Convenor: PD Dr. Mieke Roscher

For further info please see here.

The workshop examines racialized practices generated by animal breeding that affected both animals and humans, categorizing, qualifying, and quantifying their abilities and performances. Dogs, horses, and other species served as essentialized markers for the ideas of “pure blood” and the connection to a perceived “homeland”, not only during the era of National Socialism. Throughout the 19th century, the century in which animal breeding became institutionalized, nationalist aspirations increasingly found an animal foundation. The eugenics movement, in particular, which gained prominence in the early 20th century, was rooted in the belief that the human race could be improved by selective breeding. Eugenics aimed to promote the reproduction of individuals with desirable traits while discouraging or preventing those with perceived undesirable traits from reproducing.

The connection between (political) racism and breeding was first addressed by Enrique Ucelay da Cal in 1992. He demonstrated how genealogies were used to create specific types of animals that were then intended to be associated with a particular place. Breeding allegedly “superior” animals to control allegedly “inferior” humans marked as racialized, according to da Cal, involved an “intentional blurring of the boundaries between human and animal.”[1] The racial/racist paradigm was linked to a notion of capability and performance, which also co-constructed the “other”, the “excludable”.

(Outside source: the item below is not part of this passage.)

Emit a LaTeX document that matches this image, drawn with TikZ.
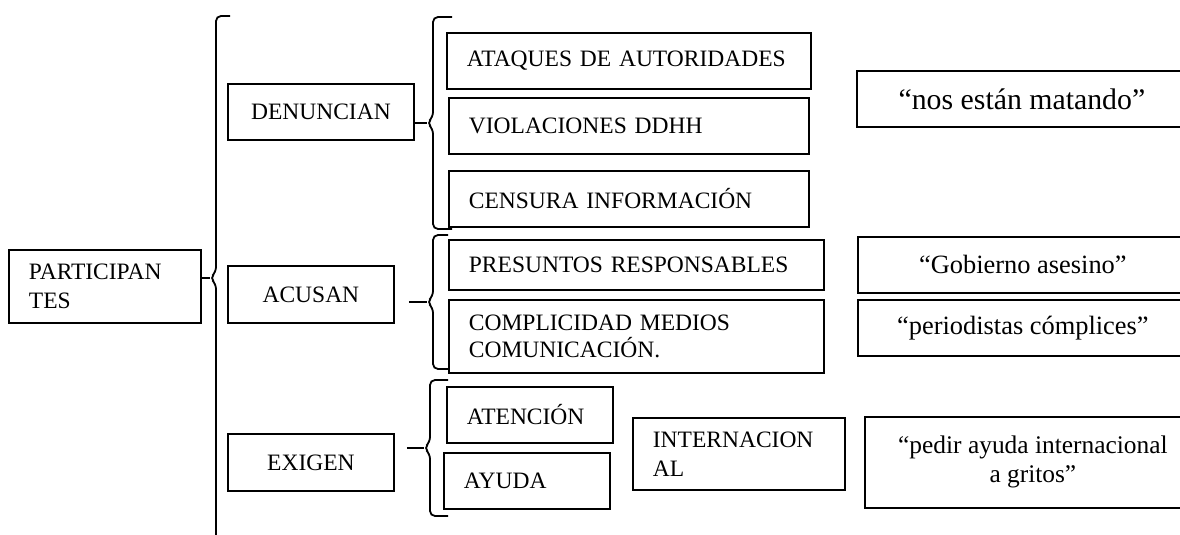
\documentclass[tikz,border=0pt]{standalone}
\usepackage{fontspec}
\setmainfont{Liberation Serif}

\tikzset{
    pics/llave/.style 2 args={code={
        \draw[line width=0.9pt, rounded corners=2.5pt] (6+#2,-#1) -- (6,-#1) -- (6,-6) -- (0,0) -- (6,6) -- (6,#1) -- (6+#2,#1);
    }}
}

\begin{document}
\begin{tikzpicture}
        [
            x=0.5pt, y=-0.5pt,
            caja/.style = {draw, black, line width=0.9pt, anchor=north west, inner ysep=0pt, font=\fontsize{11.75}{14.5}\selectfont},
            centro/.style 2 args = {caja, minimum width=#1, minimum height=#2, align=center},
            izq/.style 2 args = {caja, text width=#1, minimum height=#2, inner xsep=10pt, align=left},
            cita/.style = {font=\fontsize{#1}{14.5}\selectfont},
            conector/.style = {draw, black, line width=0.9pt}
        ]%
        \useasboundingbox (0,0) rectangle (1180,535);
        \node[izq={76pt}{36.5pt}] (participantes) at (8,249) {PARTICIPAN\\TES};
        \node[centro={93pt}{28pt}] (denuncian) at (227,83) {DENUNCIAN};
        \node[centro={83pt}{28.5pt}] (acusan) at (227,265) {ACUSAN};
        \node[centro={83pt}{28.5pt}] (exigen) at (227,433) {EXIGEN};
        \node[izq={162pt}{28pt}] (ataques) at (446,32) {ATAQUES DE AUTORIDADES};
        \node[izq={160pt}{28pt}] (violaciones) at (448,97) {VIOLACIONES DDHH};
        \node[izq={160pt}{28pt}] (censura) at (448,170) {CENSURA INFORMACIÓN};
        \node[izq={167.5pt}{25pt}] (presuntos) at (448,239) {PRESUNTOS RESPONSABLES};
        \node[izq={167.5pt}{36.5pt}, font=\fontsize{11.75}{13.5}\selectfont] (complicidad) at (448,299) {COMPLICIDAD MEDIOS\\COMUNICACIÓN.};
        \node[izq={63pt}{28pt}] (atencion) at (446,386) {ATENCIÓN};
        \node[izq={63pt}{28pt}] (ayuda) at (443,452) {AYUDA};
        \node[izq={86pt}{36pt}] (internacional) at (632,417) {INTERNACION\\AL};
        \node[centro={165pt}{28pt}, cita=14.9] (matando) at (856,70) {“nos están matando”};
        \node[centro={165pt}{28pt}, cita=13.2] (asesino) at (857,236) {“Gobierno asesino”};
        \node[centro={165pt}{28pt}, cita=13.2] (complices) at (857,299) {“periodistas cómplices”};
        \node[centro={168pt}{45.5pt}, cita=12.7] (gritos) at (864,416) {“pedir ayuda internacional\\a gritos”};
        \coordinate (puntaP) at (210,278);
        \coordinate (puntaD) at (427,123);
        \coordinate (puntaA) at (427,302);
        \coordinate (puntaE) at (424,448);
        \pic at (puntaP) {llave={262}{14}};
        \pic at (puntaD) {llave={106}{19}};
        \pic at (puntaA) {llave={67}{15}};
        \pic at (puntaE) {llave={68}{18}};
        \draw[conector] (puntaP -| participantes.east) -- (puntaP);
        \draw[conector] (puntaD -| denuncian.east) -- (puntaD);
        \draw[conector, shorten <=7pt] (puntaA -| acusan.east) -- (puntaA);
        \draw[conector, shorten <=6pt] (puntaE -| exigen.east) -- (puntaE);
        \end{tikzpicture}
\end{document}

The workshop will pick up on da Cals analyses and widen it by using theoretical concepts of historical animal studies, gender studies, critical race studies as well as approaches offered by the history of science, ideas and the body. It asks how material-semiotic nodes, that determine how the boundaries (for example, between human and animal, but also between “race” and “breed”) are drawn and endowed with meaning through social and bodily interaction. Breeding "superior" animals is thus considered the performative tool through which semiotic projections of racial differences were solidified and embodied. This intersectional perspective seeks to understand how different forms of bias and prejudice overlapped, ultimately influencing the experiences of both animals and marginalized human communities. For this, the workshop brings together researchers who look at the relationship between animal breeding and racism from 1800 to the present from different spatial and temporal perspectives on the question.

[1] Da Cal, Enrique Ucelay. 1992. “The Influence of Animal Breeding on Political Racism.” History of European Ideas 15 (4–6): 717–25.